By EUGENE BINGHAM in Athens
They came to conquer, but in the end they were mere spectators to the East European rearguard.
Having done all they could to overcome the reigning Olympic champions, the United States women's artistic gymnasts marched to the side of the hall to sit and wait.
On the floor at the centre of the vast indoor hall early yesterday, the Romanians, winners at Sydney in 2000 and medallists at every Games since 1976, were the last team left performing.
The climax was a simple matter: if the Romanians excelled in their floor routines, they would be champions once more. If they failed, the pre-competition favourites and world champion United States would repeat their 1996 victory.
In the crowd, one spectator seemed especially fixated. Nadia Comaneci, who ushered in an era of Romanian dominance with her perfect 10s in Montreal in 1976, wondered if it would be her former countrywomen or those from her adopted home who would prevail.
All night, the Romanians had looked in command, marching to their apparatus, lips pursed. At one point, American Terin Humphrey, 18, whose nickname is Little Scoob, had smiled cautiously at a Romanian rival, the tiny, muscular Oana Ban. Even at 1.39m (4ft 7in), Ban's reply - a fixed stare through Humphrey and a flexing of her hands - was intimidating.

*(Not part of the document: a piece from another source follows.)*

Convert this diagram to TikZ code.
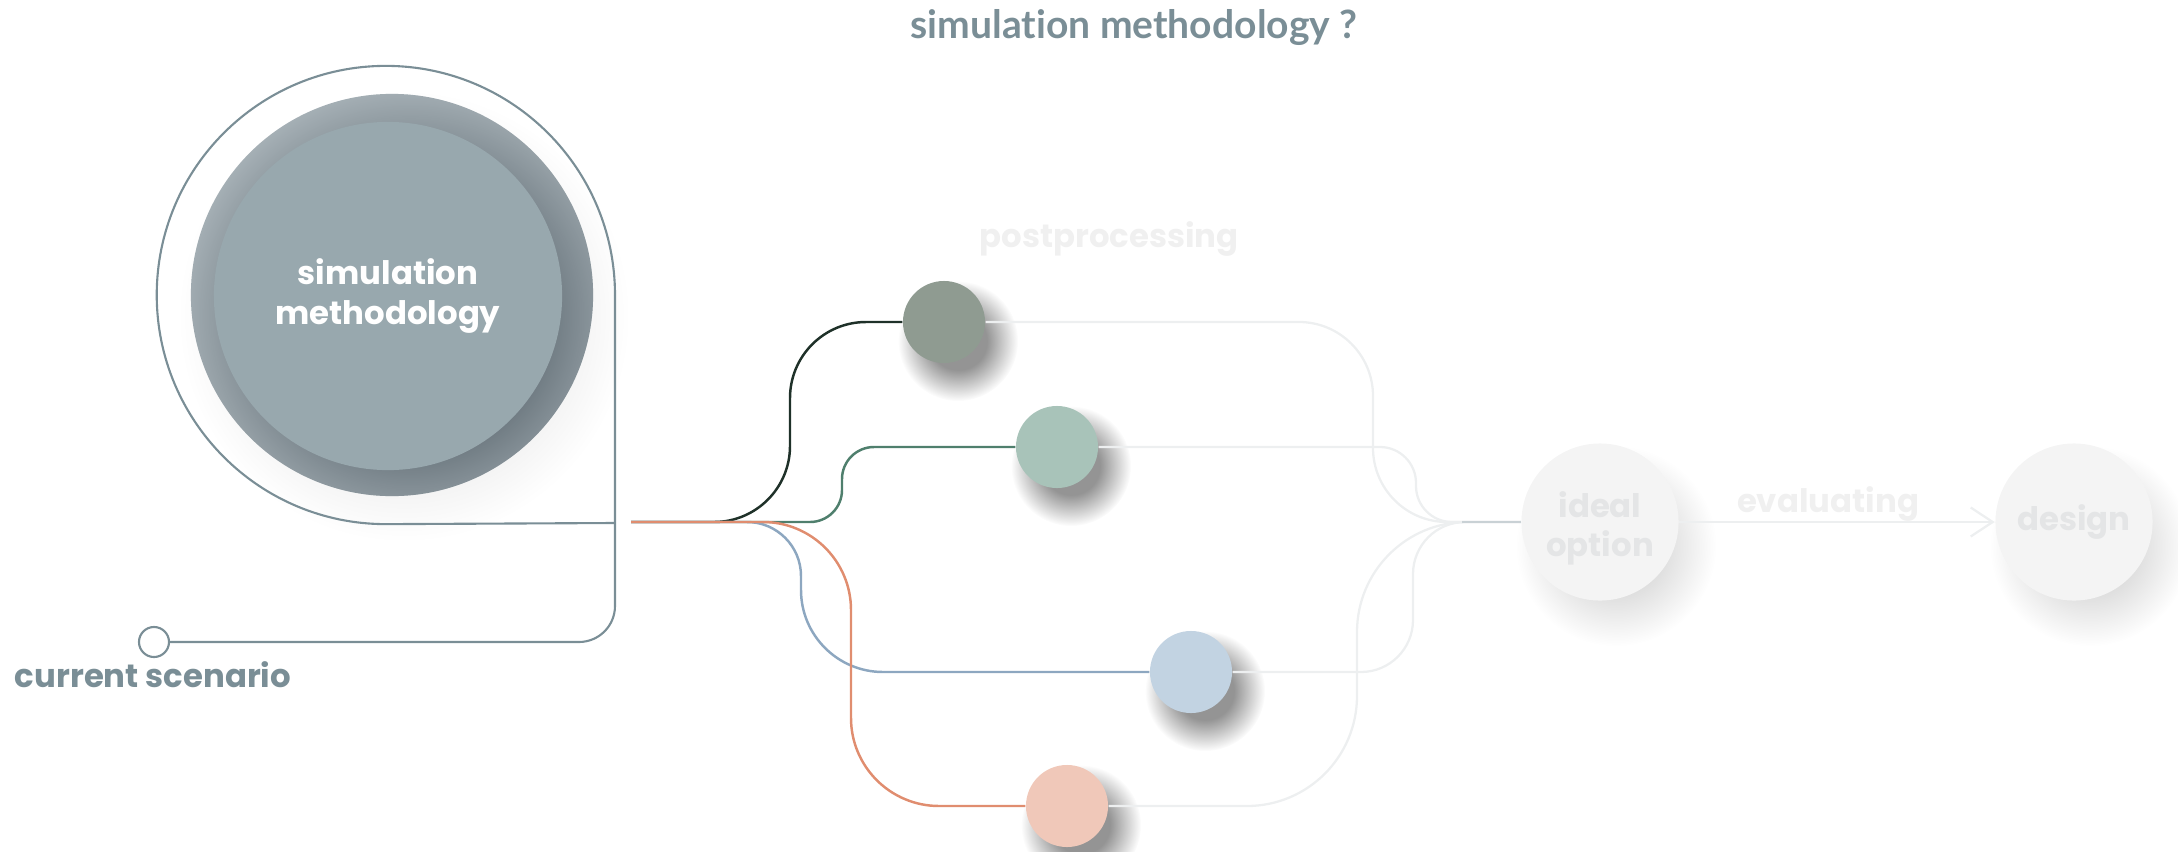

The Americans had made a perfect landing at the top of the leader board after the second round of apparatus, the uneven bars, when Humphrey and team captain Courtney Kupets out-performed the Romanians (including Ban).
Meanwhile, in the blazing red uniforms of Russia, the queen of gymnastics, Svetlana Khorkina, was desperate to grab the crowd's attention as much as the lead.
Khorkina is tall at 1.64m (5ft 5in). So tall, that her early coaches encouraged her to switch to rhythmic gymnastics. She persevered and won fame as an Olympic and world champion and as a cover-girl, including photo spreads in men's mags Maxim and Playboy.
All legs and a gaunt face, Khorkina sought to dazzle on the beam, nailing a dismount that had the crowd roaring. But it was not to be Russia's night, and she shook her head as her beam score of 9.437 flashed up on the scoreboard to the disapproving whistles of the crowd.
On the beam the Romanian teens showed poise and maturity. Their coach, Octavio Belu, said later that he was unfazed by the fact that the Americans had taken the lead.
"You must always stay cool, you must wait until the last rotation," he said. He asked - unsuccessfully - Catalina Ponor to stop looking at the television monitors.
Maybe what she saw inspired her. Ponor's 9.762 routine on the beam was the best of the night.
At the last rotation, the Americans knew they had to score highly on the floor after their solid but unspectacular beam performance.
It was the same on the floor: sound but not enough.
Under pressure, the Romanians flick-flacked and danced to victory, the crowd clapping to their eastern European rhythms.
When Ponor landed a last double back somersault and thrust her hands skywards, the team did not need to wait for the 9.750 score to flash up to know they had won.